Plotting code records
________________

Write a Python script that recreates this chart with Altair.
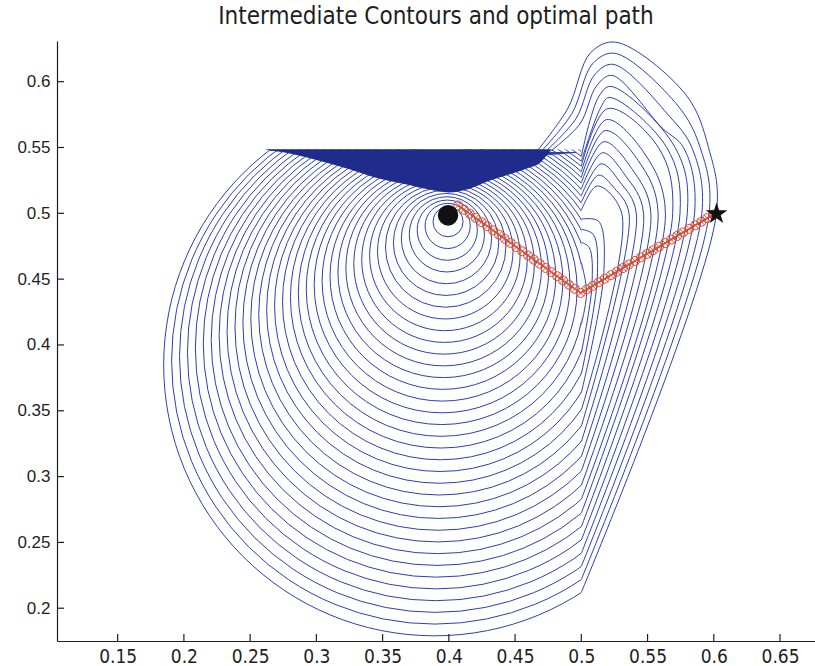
import altair as alt
import pandas as pd

TITLE = "Intermediate Contours and optimal path"
X_DOMAIN = [0.1042, 0.6764]
Y_DOMAIN = [0.1751, 0.6309]
X_TICKS = [0.15, 0.2, 0.25, 0.3, 0.35, 0.4, 0.45, 0.5, 0.55, 0.6, 0.65]
Y_TICKS = [0.2, 0.25, 0.3, 0.35, 0.4, 0.45, 0.5, 0.55, 0.6]

# contour body (lower / left part of each front), centre and radius per contour k=1..36
CX = [0.3997, 0.3994, 0.3991, 0.3988, 0.3985, 0.3982, 0.3979, 0.3976, 0.3973, 0.397,
      0.3967, 0.3964, 0.3961, 0.3958, 0.3955, 0.3952, 0.3949, 0.3946, 0.3943, 0.394,
      0.3937, 0.3934, 0.3931, 0.3928, 0.3925, 0.3922, 0.3919, 0.3916, 0.3913, 0.391,
      0.3907, 0.3904, 0.3901, 0.3898, 0.3895, 0.3892]
CY = [0.4968, 0.4936, 0.4904, 0.4872, 0.484, 0.4808, 0.4776, 0.4744, 0.4712, 0.468,
      0.4648, 0.4616, 0.4584, 0.4552, 0.452, 0.4488, 0.4456, 0.4424, 0.4392, 0.436,
      0.4328, 0.4296, 0.4264, 0.4232, 0.42, 0.4168, 0.4136, 0.4104, 0.4072, 0.404,
      0.4008, 0.3976, 0.3944, 0.3912, 0.388, 0.3848]
CR = [0.0057, 0.0114, 0.0171, 0.0228, 0.0285, 0.0342, 0.0399, 0.0456, 0.0513, 0.057,
      0.0627, 0.0684, 0.0741, 0.0798, 0.0855, 0.0912, 0.0969, 0.1026, 0.1083, 0.114,
      0.1197, 0.1254, 0.1311, 0.1368, 0.1425, 0.1482, 0.1539, 0.1596, 0.1653, 0.171,
      0.1767, 0.1824, 0.1881, 0.1938, 0.1995, 0.2052]

# blank areas (above the wall, right of x=0.5 where the fronts are redrawn)
COVER_X1 = [0.09, 0.5]
COVER_X2 = [0.5, 0.7]
COVER_Y1 = [0.5485, 0.1]
COVER_Y2 = [0.7, 0.7]

# fronts piled up along the wall, contours k=20..36
WALL_Y = [0.5414, 0.5418, 0.5422, 0.5426, 0.543, 0.5434, 0.5438, 0.5442, 0.5446,
          0.545, 0.5454, 0.5458, 0.5462, 0.5466, 0.547, 0.5474, 0.5478]
WALL_X1 = [0.3506, 0.3442, 0.3382, 0.3324, 0.3268, 0.3212, 0.3158, 0.3105, 0.3052,
           0.3, 0.2948, 0.2897, 0.2846, 0.2796, 0.2745, 0.2695, 0.2646]
WALL_X2 = [0.4374, 0.4432, 0.4486, 0.4538, 0.4588, 0.4638, 0.4686, 0.4733, 0.478,
           0.4826, 0.4872, 0.4917, 0.4962, 0.476, 0.473, 0.47, 0.467]

# dense (saturated) band of contours under the wall
BAND_X = [0.262, 0.28, 0.3, 0.325, 0.348, 0.37, 0.385, 0.4, 0.415, 0.43, 0.4485,
          0.46, 0.469, 0.477]
BAND_LO = [0.5482, 0.5455, 0.5405, 0.5335, 0.5262, 0.5215, 0.518, 0.5158, 0.5185,
           0.5245, 0.5305, 0.5345, 0.5385, 0.5482]
BAND_HI = [0.5486, 0.5486, 0.5486, 0.5486, 0.5486, 0.5486, 0.5486, 0.5486, 0.5486,
           0.5486, 0.5486, 0.5486, 0.5486, 0.5486]

# right-hand parts of contours k=19..36 (stations along each front)
RB_X = [0.5] * 18
RB_Y = [0.4156, 0.394, 0.3778, 0.3636, 0.3505, 0.3382, 0.3265, 0.3151, 0.3041,
        0.2933, 0.2827, 0.2722, 0.262, 0.2518, 0.2417, 0.2318, 0.2219, 0.2121]
MID_X = [0.504, 0.508, 0.512, 0.517, 0.5305, 0.536, 0.5415, 0.547, 0.5525,
         0.558, 0.5635, 0.569, 0.5745, 0.58, 0.5855, 0.591, 0.5965, 0.602]
MID_Y = [0.44, 0.445, 0.45, 0.455, 0.5, 0.5, 0.5, 0.5, 0.5,
         0.5, 0.5, 0.5, 0.5, 0.5, 0.5, 0.5, 0.5, 0.5]
P55_X = [None, None, None, None, None, None, None, None, None,
         None, None, 0.5582, 0.5645, 0.5708, 0.5771, 0.5834, 0.5897, 0.596]
P55_Y = [None, None, None, None, None, None, None, None, None,
         None, None, 0.55, 0.55, 0.55, 0.55, 0.55, 0.55, 0.55]
SH_X = [None, None, None, None, None, 0.525, 0.529, 0.533, 0.538,
        0.543, 0.548, None, None, None, 0.561, 0.567, 0.573, 0.579]
SH_Y = [None, None, None, None, None, 0.519, 0.524, 0.529, 0.534,
        0.54, 0.545, None, None, None, 0.5648, 0.5732, 0.5816, 0.59]
TOP_X = [None, 0.506, 0.509, 0.513, 0.512, 0.513, 0.515, 0.516, 0.517,
         0.518, 0.519, 0.52, 0.521, 0.522, 0.523, 0.524, 0.525, 0.526]
TOP_Y = [None, 0.474, 0.484, 0.494, 0.5208, 0.529, 0.5376, 0.546, 0.5544,
         0.5628, 0.5712, 0.5796, 0.588, 0.5964, 0.6048, 0.6132, 0.6216, 0.63]
TL_X = [None, None, None, None, None, None, None, None, None,
        None, None, None, 0.5145, 0.513, 0.5115, 0.51, 0.5085, 0.507]
TL_Y = [None, None, None, None, None, None, None, None, None,
        None, None, None, 0.58, 0.5884, 0.5968, 0.6052, 0.6136, 0.622]
LS_X = [None, None, None, None, None, None, None, None, None,
        None, None, None, None, None, 0.499, 0.496, 0.493, 0.49]
LS_Y = [None, None, None, None, None, None, None, None, None,
        None, None, None, None, None, 0.568, 0.572, 0.576, 0.58]
END_X = [0.5, 0.5, 0.5, 0.5, 0.5, 0.5, 0.5, 0.5, 0.5,
         0.5, 0.5, 0.5, 0.5, 0.5, 0.476, 0.473, 0.47, 0.467]
END_Y = [0.4628, 0.478, 0.4878, 0.4956, 0.5023, 0.5082, 0.5135, 0.5185, 0.5231,
         0.5275, 0.5317, 0.5358, 0.5396, 0.5434, 0.5466, 0.547, 0.5474, 0.5478]

# optimal path samples
PATH_X = [0.407, 0.4114, 0.4158, 0.4202, 0.4246, 0.429, 0.4334, 0.4378, 0.4422, 0.4466,
          0.451, 0.4554, 0.4598, 0.4642, 0.4686, 0.473, 0.4774, 0.4818, 0.4862, 0.4906,
          0.495, 0.4995, 0.5041, 0.5086, 0.5132, 0.5177, 0.5223, 0.5268, 0.5314, 0.5359,
          0.5405, 0.545, 0.5496, 0.5542, 0.5587, 0.5633, 0.5678, 0.5724, 0.5769, 0.5815,
          0.586, 0.5906, 0.5951, 0.5997]
PATH_Y = [0.506, 0.5028, 0.4997, 0.4965, 0.4933, 0.4902, 0.487, 0.4838, 0.4807, 0.4775,
          0.4743, 0.4712, 0.468, 0.4648, 0.4617, 0.4585, 0.4553, 0.4522, 0.449, 0.4458,
          0.4427, 0.4395, 0.4422, 0.4449, 0.4476, 0.4503, 0.453, 0.4557, 0.4584, 0.4611,
          0.4638, 0.4665, 0.4692, 0.4719, 0.4746, 0.4774, 0.4801, 0.4828, 0.4855, 0.4882,
          0.4909, 0.4936, 0.4963, 0.499]

START = [0.3994, 0.4985]
GOAL = [0.6021, 0.4996]

BLUE = "#2b3fb5"
BAND_BLUE = "#1f2c8c"
RED = "#dc4a2a"
INK = "#1e1e1e"
NARROW = "Liberation Sans Narrow, Arial Narrow, DejaVu Sans Condensed, sans-serif"
REG = "Liberation Sans, Arial, sans-serif"

# ---------------------------------------------------------------- tables
circles = pd.DataFrame({"k": range(1, 37), "cx": CX, "cy": CY, "r": CR})
covers = pd.DataFrame({"x1": COVER_X1, "x2": COVER_X2, "y1": COVER_Y1, "y2": COVER_Y2})
walls = pd.DataFrame({"y": WALL_Y, "x1": WALL_X1, "x2": WALL_X2})
band = pd.DataFrame({"x": BAND_X, "lo": BAND_LO, "hi": BAND_HI})

rows = []
stations = [(RB_X, RB_Y), (MID_X, MID_Y), (P55_X, P55_Y), (SH_X, SH_Y),
            (TOP_X, TOP_Y), (TL_X, TL_Y), (LS_X, LS_Y), (END_X, END_Y)]
for i in range(18):
    for s, (xs_, ys_) in enumerate(stations):
        if xs_[i] is not None:
            rows.append({"k": 19 + i, "s": s, "x": xs_[i], "y": ys_[i]})
rights = pd.DataFrame(rows)

path = pd.DataFrame({"x": PATH_X, "y": PATH_Y, "i": range(len(PATH_X))})
ends = pd.DataFrame({"x": [START[0], GOAL[0]], "y": [START[1], GOAL[1]], "w": ["start", "goal"]})
xt = pd.DataFrame({"v": X_TICKS})
yt = pd.DataFrame({"v": Y_TICKS})

xs = alt.Scale(domain=X_DOMAIN, nice=False, zero=False)
ys = alt.Scale(domain=Y_DOMAIN, nice=False, zero=False)
xax = alt.Axis(values=X_TICKS, format="~g", ticks=False, grid=False, title=None,
               labelFont=NARROW, labelFontSize=19, labelColor=INK, labelPadding=6,
               domainColor=INK, domainWidth=1.2, zindex=1)
yax = alt.Axis(values=Y_TICKS, format="~g", ticks=False, grid=False, title=None,
               labelFont=REG, labelFontSize=17, labelColor=INK, labelPadding=7,
               domainColor=INK, domainWidth=1.2, zindex=1)


def X(f):
    return alt.X(f, type="quantitative", scale=xs, axis=xax)


def Y(f):
    return alt.Y(f, type="quantitative", scale=ys, axis=yax)


circ = alt.Chart(circles).mark_point(shape="circle", filled=False, stroke=BLUE,
                                     strokeWidth=1, opacity=1, clip=True).encode(
    x=X("cx"), y=Y("cy"),
    size=alt.Size("r:Q", scale=alt.Scale(type="pow", exponent=2, domain=[0, 0.25],
                                         range=[0, 660 ** 2]), legend=None))

cover = alt.Chart(covers).mark_rect(color="white", clip=True).encode(
    x=X("x1"), x2="x2", y=Y("y1"), y2="y2")

wall = alt.Chart(walls).mark_rule(color=BLUE, strokeWidth=1).encode(
    x=X("x1"), x2="x2", y=Y("y"))

right = alt.Chart(rights).mark_line(color=BLUE, strokeWidth=1, interpolate="catmull-rom",
                                    clip=True).encode(
    x=X("x"), y=Y("y"), detail="k:N", order="s:Q")

bandm = alt.Chart(band).mark_area(color=BAND_BLUE, opacity=1, interpolate="monotone").encode(
    x=X("x"), y=Y("lo"), y2="hi")

pline = alt.Chart(path).mark_line(color=RED, strokeWidth=1.5).encode(
    x=X("x"), y=Y("y"), order="i:Q")
pcirc = alt.Chart(path).mark_point(shape="circle", filled=False, stroke=RED,
                                   strokeWidth=1, size=81, opacity=1).encode(x=X("x"), y=Y("y"))
pcross = alt.Chart(path).mark_point(shape="M-1,-1L1,1M-1,1L1,-1", filled=False, stroke=RED,
                                    strokeWidth=1, size=49, opacity=1).encode(x=X("x"), y=Y("y"))

start = alt.Chart(ends[ends.w == "start"]).mark_point(shape="circle", filled=True,
                                                      color="#111111", size=420, opacity=1).encode(
    x=X("x"), y=Y("y"))
STAR = ("M0,-1L0.2245,-0.309L0.951,-0.309L0.3633,0.118L0.5878,0.809L0,0.382"
        "L-0.5878,0.809L-0.3633,0.118L-0.951,-0.309L-0.2245,-0.309Z")
goal = alt.Chart(ends[ends.w == "goal"]).mark_point(shape=STAR, filled=True,
                                                    color="#111111", size=520, opacity=1).encode(
    x=X("x"), y=Y("y"))

xticks = alt.Chart(xt).mark_rule(color=INK, strokeWidth=1.2).encode(
    x=X("v"), y=alt.value(600), y2=alt.value(593))
yticks = alt.Chart(yt).mark_rule(color=INK, strokeWidth=1.2).encode(
    y=Y("v"), x=alt.value(0), x2=alt.value(7))

chart = alt.layer(circ, cover, wall, right, bandm, pline, pcirc, pcross, start, goal,
                  xticks, yticks).properties(
    width=758, height=600,
    title=alt.TitleParams(TITLE, font=NARROW, fontSize=24, fontWeight="normal",
                          color=INK, anchor="middle", offset=12),
    autosize=alt.AutoSizeParams(type="none"),
    padding={"left": 57, "top": 41, "right": 0, "bottom": 25},
).configure_view(stroke=None).configure(background="white")

chart.save("out.html", embed_options={"renderer": "svg", "actions": False})
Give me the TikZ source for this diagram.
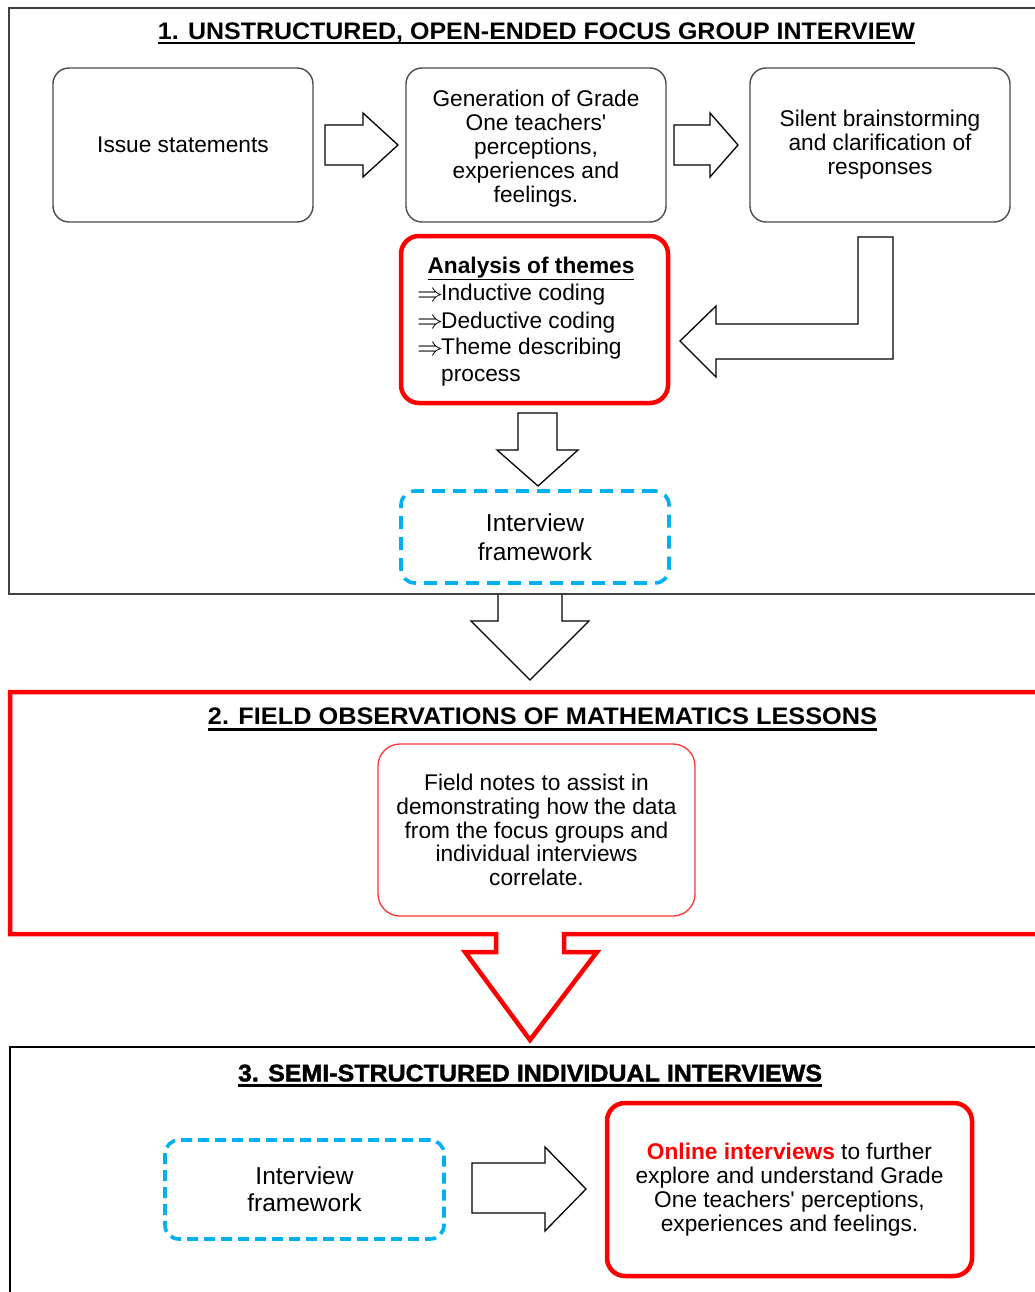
\documentclass[tikz,border=0pt]{standalone}
\usepackage{graphicx}
\usepackage{fontspec}
\setmainfont{Liberation Sans}
\newfontface\heavyface{Liberation Sans Bold}[FakeBold=1.6]
\usetikzlibrary{calc}

\definecolor{frameRed}{RGB}{255,0,0}
\definecolor{skyBlue}{RGB}{0,176,240}
\definecolor{boxGray}{RGB}{75,75,75}

\newcommand\bodysize[1]{\fontsize{22.7}{#1}\selectfont}
\newcommand\impl{\makebox[24pt][l]{\raisebox{-0.5pt}{\scalebox{1.25}{$\Rightarrow$}}}}
\newcommand\apos{\textquotesingle}

\begin{document}
\begin{tikzpicture}[x=1pt,y=-1pt,
  graybox/.style={draw=boxGray, line width=1.4pt, rounded corners=16pt,
    inner sep=0pt, align=center, font={\bodysize{24}}},
  redbox/.style={draw=frameRed, line width=4.5pt, rounded corners=18pt,
    inner sep=0pt, align=center, font={\bodysize{24}}},
  thinred/.style={draw=frameRed!80, line width=1.3pt, rounded corners=22pt,
    inner sep=0pt, align=center, font={\bodysize{23.6}}},
  dashbox/.style={draw=skyBlue, line width=3.6pt, dash pattern=on 13pt off 8pt,
    rounded corners=14pt, inner sep=0pt, align=center},
  blockarrow/.style={draw=black, line width=1.3pt, fill=white, line join=miter},
  titletext/.style={anchor=base, inner sep=0pt},
  bodytext/.style={inner sep=0pt, font={\bodysize{24}}}
]
\useasboundingbox (0,0) rectangle (1035,1292);

% ---------- section 1 frame ----------
\draw[black!75, line width=1.5pt] (1045,8) -- (9,8) -- (9,594) -- (1045,594);

\node[titletext] (t1) at (536.5,39.3)
  {\resizebox{757pt}{16.7pt}{\fontsize{23}{24}\selectfont\bfseries 1. UNSTRUCTURED, OPEN-ENDED FOCUS GROUP INTERVIEW}};
\draw[line width=2pt] ($(t1.base west)+(0,4)$) -- ($(t1.base east)+(0,4)$);

\node[graybox, minimum width=260pt, minimum height=154pt] (issue) at (183,145)
  {Issue statements};
\node[graybox, minimum width=260pt, minimum height=154pt] (gen) at (536,145)
  {\rule{0pt}{23.5pt}Generation of Grade\\One teachers\apos\\perceptions,\\experiences and\\feelings.};
\node[graybox, minimum width=260pt, minimum height=154pt] (silent) at (880,145)
  {Silent brainstorming\\and clarification of\\responses};

% right-pointing block arrows between the top boxes
\draw[blockarrow] (325,125) -- (363,125) -- (363,113) -- (398,145)
  -- (363,177) -- (363,165) -- (325,165) -- cycle;
\draw[blockarrow] (674,125) -- (710,125) -- (710,113) -- (738,145)
  -- (710,177) -- (710,165) -- (674,165) -- cycle;

% analysis box
\node[redbox, minimum width=267pt, minimum height=167pt] (analysis) at (534.5,319.5) {};
\node[bodytext, anchor=base] (antitle) at (531,273)
  {\bfseries\underline{Analysis of themes}};
\node[bodytext, anchor=base west] (an1) at (417,300.7) {\impl Inductive coding};
\node[bodytext, anchor=base west] (an2) at (417,328) {\impl Deductive coding};
\node[bodytext, anchor=base west] (an3) at (417,354.5) {\impl Theme describing};
\node[bodytext, anchor=base west] (an4) at (441,381) {process};

% bent arrow from the brainstorming box into the analysis box
\draw[blockarrow] (858,237) -- (893,237) -- (893,359) -- (716,359) -- (716,377)
  -- (680,341) -- (716,306) -- (716,324) -- (858,324) -- cycle;

% down arrow to the interview framework
\draw[blockarrow] (518,413) -- (518,450) -- (497,450) -- (538,486)
  -- (578,450) -- (557,450) -- (557,413) -- cycle;

\node[dashbox, minimum width=268pt, minimum height=92pt,
  font={\fontsize{24.5}{29}\selectfont}]
  (frame1) at (535,537) {Interview\\framework};

% arrow from section 1 to section 2
\draw[blockarrow] (498,595) -- (498,621) -- (471,621) -- (530,680)
  -- (589,621) -- (562,621) -- (562,595);

% ---------- section 2 frame with its red arrow ----------
\draw[frameRed, line width=4.5pt, line join=miter]
  (1045,692) -- (10,692) -- (10,934) -- (496,934) -- (496,952) -- (465,952)
  -- (530,1040) -- (597,952) -- (564,952) -- (564,934) -- (1045,934);

\node[titletext] (t2) at (542.5,724.3)
  {\resizebox{669pt}{16.7pt}{\fontsize{23}{24}\selectfont\bfseries 2. FIELD OBSERVATIONS OF MATHEMATICS LESSONS}};
\draw[line width=3pt] ($(t2.base west)+(0,5.5)$) -- ($(t2.base east)+(0,5.5)$);

\node[thinred, minimum width=317pt, minimum height=172pt] (notes) at (536.5,830)
  {Field notes to assist in\\demonstrating how the data\\from the focus groups and\\individual interviews\\correlate.};

% ---------- section 3 frame ----------
\draw[black, line width=2.5pt] (1045,1047) -- (10,1047) -- (10,1300);

\node[titletext] (t3) at (530,1081.3)
  {\resizebox{584pt}{16.7pt}{\fontsize{23}{24}\selectfont\heavyface 3. SEMI-STRUCTURED INDIVIDUAL INTERVIEWS}};
\draw[line width=3pt] ($(t3.base west)+(0,4)$) -- ($(t3.base east)+(0,4)$);

\node[dashbox, minimum width=279pt, minimum height=99pt, dash pattern=on 11pt off 6pt,
  font={\fontsize{24.5}{27}\selectfont}]
  (frame2) at (304.5,1189.5) {Interview\\framework};

\draw[blockarrow] (472,1163) -- (545,1163) -- (545,1147) -- (586,1189)
  -- (545,1231) -- (545,1213) -- (472,1213) -- cycle;

\node[redbox, minimum width=365pt, minimum height=173pt] (online) at (789.5,1189.5)
  {{\color{frameRed}\bfseries Online interviews} to further\\explore and understand Grade\\One teachers\apos\ perceptions,\\experiences and feelings.};
\end{tikzpicture}
\end{document}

________________

From the first line of the listing above, repeat every line through the one holding "Y_TICKS = [0.2, 0.25, 0.3, 0.35, 0.4, 0.45, 0.5, 0.55, 0.6]". Both ends count, and pictures stay out.

Write a Python script that recreates this chart with Altair.
import altair as alt
import pandas as pd

TITLE = "Intermediate Contours and optimal path"
X_DOMAIN = [0.1042, 0.6764]
Y_DOMAIN = [0.1751, 0.6309]
X_TICKS = [0.15, 0.2, 0.25, 0.3, 0.35, 0.4, 0.45, 0.5, 0.55, 0.6, 0.65]
Y_TICKS = [0.2, 0.25, 0.3, 0.35, 0.4, 0.45, 0.5, 0.55, 0.6]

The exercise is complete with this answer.